Dozens of taxi drivers in Poipet City protested Monday against the creation of a new checkpoint where they are forced to pay costly bribes to transport goods that have been smuggled across the border from Thailand.
The group blocked National Road 5 in Banteay Meanchey province for an hour Monday morning to express their opposition to the addition of a fifth checkpoint on the highway in the border town’s Nimit commune, according to Din Puthy, president of the Cambodian Association for Informal Economy Development, which is representing the taxi drivers.
A contingent of moto-taxi drivers—who have been banned from picking up Cambodian workers returning from Thailand, to “maintain order” in the area—helped push the number of demonstrators to about 100.
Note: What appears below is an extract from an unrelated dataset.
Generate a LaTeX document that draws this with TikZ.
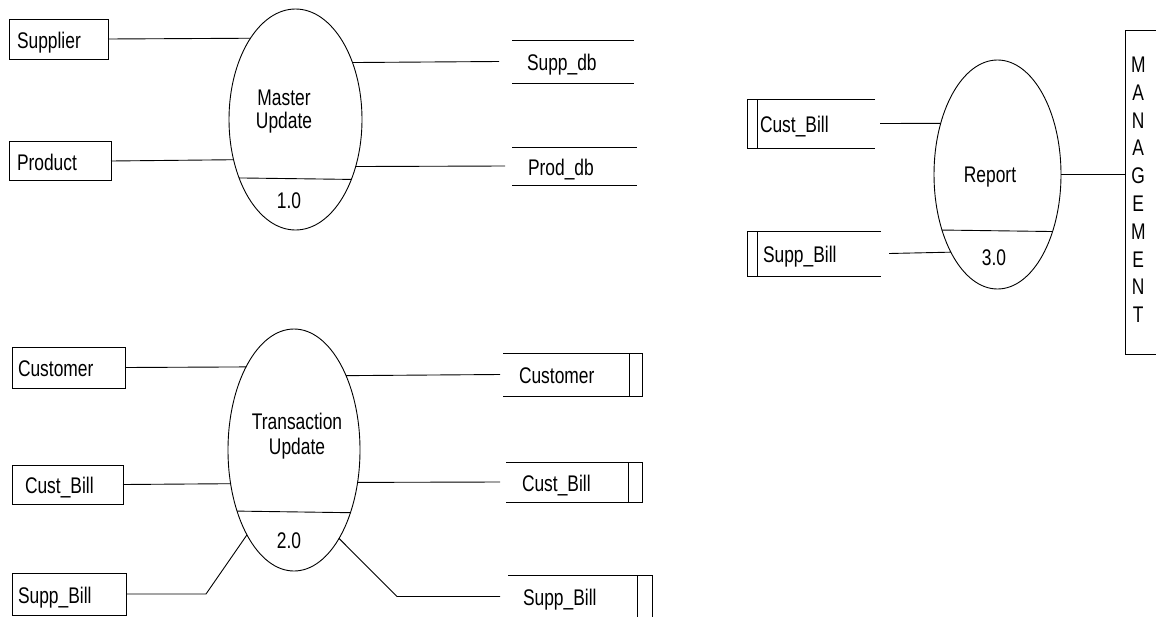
\documentclass[tikz,border=0pt]{standalone}
\usepackage{fontspec}
\setmainfont{Liberation Sans}
\usetikzlibrary{shapes.geometric,calc}
\newcommand\sx[1]{\scalebox{1}[1.3]{#1}}
\begin{document}
\begin{tikzpicture}[x=1pt,y=-1pt, line width=0.9pt,
  font=\fontsize{17.4}{17.7}\selectfont,
  lbl/.style={inner sep=0pt, text height=18pt, text depth=0pt},
  ent/.style={draw, anchor=west, align=left, inner ysep=0pt, outer sep=0pt, text height=18pt, text depth=0pt},
  store/.style={anchor=west, align=left, inner ysep=0pt, outer sep=0pt, text height=18pt, text depth=0pt},
  proc/.style={draw, ellipse, inner sep=0pt, outer sep=0pt}]
\useasboundingbox (0,0) rectangle (1156,616);

% external entities
\node[ent, inner xsep=8pt, text width=83pt, minimum height=40pt] (supplier) at (9,39) {\sx{Supplier}};
\node[ent, inner xsep=8pt, text width=86pt, minimum height=39pt] (product) at (9,161) {\sx{Product}};
\node[ent, inner xsep=6pt, text width=101pt, minimum height=41pt] (customer) at (12,367.5) {\sx{Customer}};
\node[ent, inner xsep=13pt, text width=85pt, minimum height=39pt] (custbillA) at (12,484.5) {\sx{Cust\_Bill}};
\node[ent, inner xsep=6pt, text width=102pt, minimum height=42pt] (suppbillA) at (12,594) {\sx{Supp\_Bill}};
\node[draw, anchor=north west, inner sep=0pt, outer sep=0pt, minimum height=324pt,
      font=\fontsize{17.4}{21.4}\selectfont] (mgmt) at (1125,30)
  {\sx{\begin{tabular}{@{\hspace{6pt}}c@{\hspace{20pt}}}M\\A\\N\\A\\G\\E\\M\\E\\N\\T\end{tabular}}};

% data stores
\node[store, inner xsep=15pt, text width=92pt, minimum height=43pt] (suppdb) at (512,61.5) {\sx{Supp\_db}};
\node[store, inner xsep=16pt, text width=93pt, minimum height=38pt] (proddb) at (512,166) {\sx{Prod\_db}};
\node[store, inner xsep=16pt, text width=107pt, minimum height=43pt] (customerS) at (503,374.5) {\sx{Customer}};
\node[store, inner xsep=16pt, text width=104pt, minimum height=40pt] (custbillS) at (506,482) {\sx{Cust\_Bill}};
\node[store, inner xsep=15pt, text width=114pt, minimum height=43pt] (suppbillS) at (508,596.5) {\sx{Supp\_Bill}};
\node[store, inner xsep=13pt, text width=102pt, minimum height=49pt] (custbillR) at (747,123.5) {\sx{Cust\_Bill}};
\node[store, inner xsep=16pt, text width=102pt, minimum height=45pt] (suppbillR) at (747,253.5) {\sx{Supp\_Bill}};

\draw (suppdb.north west) -- (suppdb.north east) (suppdb.south west) -- (suppdb.south east);
\draw (proddb.north west) -- (proddb.north east) (proddb.south west) -- (proddb.south east);
\draw (customerS.north west) -- (customerS.north east) -- (customerS.south east) -- (customerS.south west);
\draw ([xshift=-13pt]customerS.north east) -- ([xshift=-13pt]customerS.south east);
\draw (custbillS.north west) -- (custbillS.north east) -- (custbillS.south east) -- (custbillS.south west);
\draw ([xshift=-14pt]custbillS.north east) -- ([xshift=-14pt]custbillS.south east);
\draw (suppbillS.north west) -- (suppbillS.north east) -- (suppbillS.south east) -- (suppbillS.south west);
\draw ([xshift=-15pt]suppbillS.north east) -- ([xshift=-15pt]suppbillS.south east);
\draw (custbillR.north east) -- (custbillR.north west) -- (custbillR.south west) -- (custbillR.south east);
\draw ([xshift=10pt]custbillR.north west) -- ([xshift=10pt]custbillR.south west);
\draw (suppbillR.north east) -- (suppbillR.north west) -- (suppbillR.south west) -- (suppbillR.south east);
\draw ([xshift=10pt]suppbillR.north west) -- ([xshift=10pt]suppbillR.south west);

% processes
\node[proc, minimum width=133pt, minimum height=221pt] (e1) at (295.5,119.5) {};
\node[proc, minimum width=132pt, minimum height=242pt] (e2) at (294,450) {};
\node[proc, minimum width=127pt, minimum height=229pt] (e3) at (997.5,174.5) {};
\draw (e1.226.74) -- (e1.313.26);
\draw (e2.227.55) -- (e2.312.45);
\draw (e3.225.66) -- (e3.314.34);

\node[lbl] (t1) at (284,119.8) {\sx{\begin{tabular}[b]{@{}c@{}}Master\\Update\end{tabular}}};
\node[lbl, font=\fontsize{17.4}{19.2}\selectfont] (t2) at (297,445) {\sx{\begin{tabular}[b]{@{}c@{}}Transaction\\Update\end{tabular}}};
\node[lbl] (t3) at (990,173.8) {\sx{Report}};
\node[lbl] (n1) at (289,199.8) {\sx{1.0}};
\node[lbl] (n2) at (289,539) {\sx{2.0}};
\node[lbl] (n3) at (994,256) {\sx{3.0}};

% flows
\draw (supplier.east) -- (e1.119.5);
\draw (product.east) -- (e1.213.96);
\draw (e1.45.7) -- ([xshift=-13pt]suppdb.west);
\draw (e1.322.36) -- ([xshift=-7pt]proddb.west);
\draw (customer.east) -- (e2.120.35);
\draw (custbillA.east) -- (e2.208.6);
\draw (suppbillA.east) -- ++(80,0) -- (e2.241.65);
\draw (e2.55.65) -- ([xshift=-3pt]customerS.west);
\draw (e2.333.3) -- ([xshift=-6pt]custbillS.west);
\draw (e2.297.8) -- ([xshift=-111pt]suppbillS.west) -- ([xshift=-8pt]suppbillS.west);
\draw ([xshift=5pt]custbillR.east) -- (e3.138.1);
\draw ([xshift=8pt]suppbillR.east) -- (e3.239.81);
\draw (e3.east) -- (e3.east -| mgmt.west);
\end{tikzpicture}
\end{document}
Mr. Puthy said the aggrieved taxi drivers—who he admitted regularly transport goods that have been smuggled across the Thai border by other people—have to pay between 30,000 and 100,000 riel ($7.50 to $25) in bribes at each checkpoint.
“Previously, there were only four checkpoints, but now the authorities have created another one, which forces them to pay more and more,” he said.
Mr. Puthy said the drivers were happy to pay official taxes on the smuggled items, and called on officials to create a single customs checkpoint on the 45-km stretch of road between the international border and Serei Saophoan City to the east.
Poipet City Governor Ngor Mengchrun said the checkpoints were legal and had been approved by the Finance Ministry.
“We do not set up the checkpoints to seize their goods, but to educate them and advise them to pay taxes properly,” he said.
Provincial governor Kousoum Saroeuth said the taxi drivers had only themselves to blame for their new expenses.
“They complain about paying more, but it is they themselves who pay,” he said, refusing to say who was taking the money.